In My Mother's Footsteps:
A Palestinian Refugee Returns Home
Mona Hajjar Halaby brings a remarkable breadth of experience in progressive education to her writings. As a highly respected educator, spanning three decades teaching primary and middle school pupils, her knowledge of these important formative years has helped many young minds to find their way in the world. This outlook on life also brings to bear her personal experience as a child of refugee parents, and as an exile herself growing up outside of her country of origin.
In My Mother's Footsteps: A Palestinian Refugee Returns Home is a poignant story that blends historical events with present day realities. It portrays the early life of Mona's mother Zakia Jabre, through Zakia's own words and through the places that she once knew as home in Jerusalem. After having to flee her home in 1948, Zakia found refuge in Alexandria, Egypt before events propelled her, and her young family, to become uprooted once again a decade later, this time to Geneva, Switzerland.
Mona was born in Alexandria and had grown up learning about her family's origins in a homeland that she had yet to see. More than half a century after her mother escaped the Nakba, Mona Hajjar Halaby spent a year in Palestine on a sabbatical to work at the Ramallah Friends School teaching non-violent communication skills. There she came to know children who were growing up in a highly stressful environment, which, she discovered, was having a serious impact on their abilities to develop both socially and academically.

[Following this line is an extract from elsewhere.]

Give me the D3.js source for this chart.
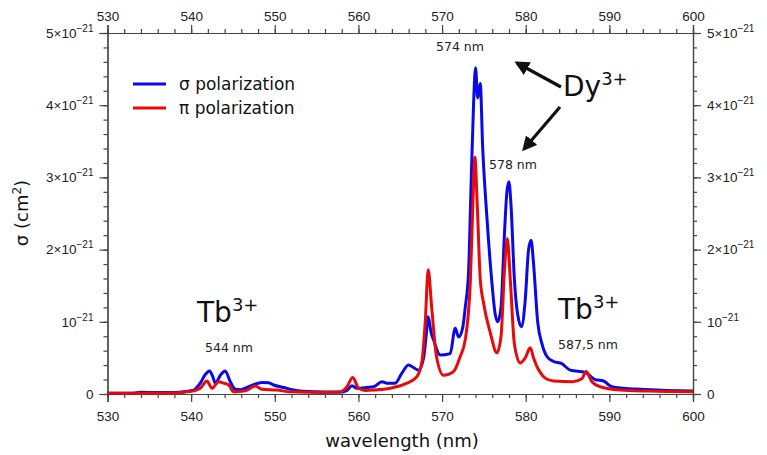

While living in Ramallah, Mona received many letters from her mother recollecting people and places from her youth. Halaby collected these letters in a journal, interspersed with notes about her own recent experiences living and working among her fellow Palestinians, notes which became the source of this biographical memoir. Her mother Zakia was able to join Mona during this time. Together they were to journey back through those memories of her mother's youth, and to experience those memories within the realities of the present day.
Upon returning to her adopted home in California, Mona set about to share her experiences of daily life in her Palestinian homeland, and to help bridge the distance between those who experience this daily reality first hand, and how their daily reality is perceived by the outside world.
Belonging: Creating Community in the Classroom is about helping children to develop empathy for others, by creating a community within the classroom where everyone is a valued member.
Halaby addresses a deeply human problem with a viable approach that focuses on marginalized students who, by the time they reach secondary school, might easily become angry and bitter. The crisis faced by these socially disenfranchised students is addressed with solutions that extend beyond an overreliance on standardized tests.
Belonging: Creating Community in the Classroom presents a collection of first-hand stories, experienced in an Oakland, California classroom. Each chapter is written as fiction so that the stories can be used directly by teachers who are interested in sharing these experiences within their own classrooms.
This pragmatic and scholarly approach is aimed towards ensuring that all students in elementary school find a place within their classroom communities. While written primarily for educators and parents, it is also a book about effective communication and the power of belonging that can be applied in many situations beyond.